You can do all this from a very simple start: One process on one machine. Everything in memory. Plain-old-java-objects treated the same as datums. No data modeling impedance mismatch. No network latency to think about. You can punt on a lot of very hard problems without sacrificing any escape hatches. You get audit trails and recovery mechanisms virtually for free.
Again, all this assumes the write-serialization trade offs are acceptable. Considering the prevalence and success of single-master architectures in the wild, that's not a hugely unacceptable tradeoff. Furthermore, the append-only model may enable even higher write speeds than something like Postgres' more traditional approach.
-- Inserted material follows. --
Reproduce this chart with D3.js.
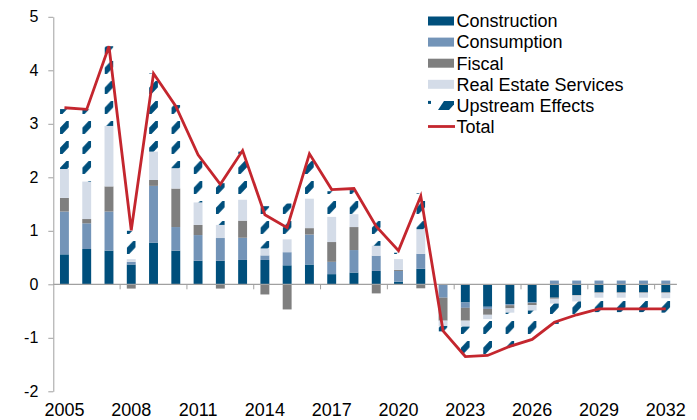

Yeah, I had a similar concern but it's just a confusion from thinking that every peer has to be equally powerful (i.e. all weak) and has to run on the end-user's computer.
If you performed this type of calculation before with a traditional database, you had to have a powerful enough to computer to perform the calculation. In this model, you would still have that computer; it's just now a "peer".
If millions of people want the same piece of data that requires a huge calculation to get, then you would set up one powerful machine of your own just to do this calculation and then write the result to the database, so the many "thin" peers can just read the result.
So I need some sort of storage area network of clients.
Okay, so I'm chopping up my database server somewhat, Making it easier to scale horizontally. I can live with this, but I wish it were stated explicitly.
The SaaS model they're offering won't work for the sorts of things I'm interested in.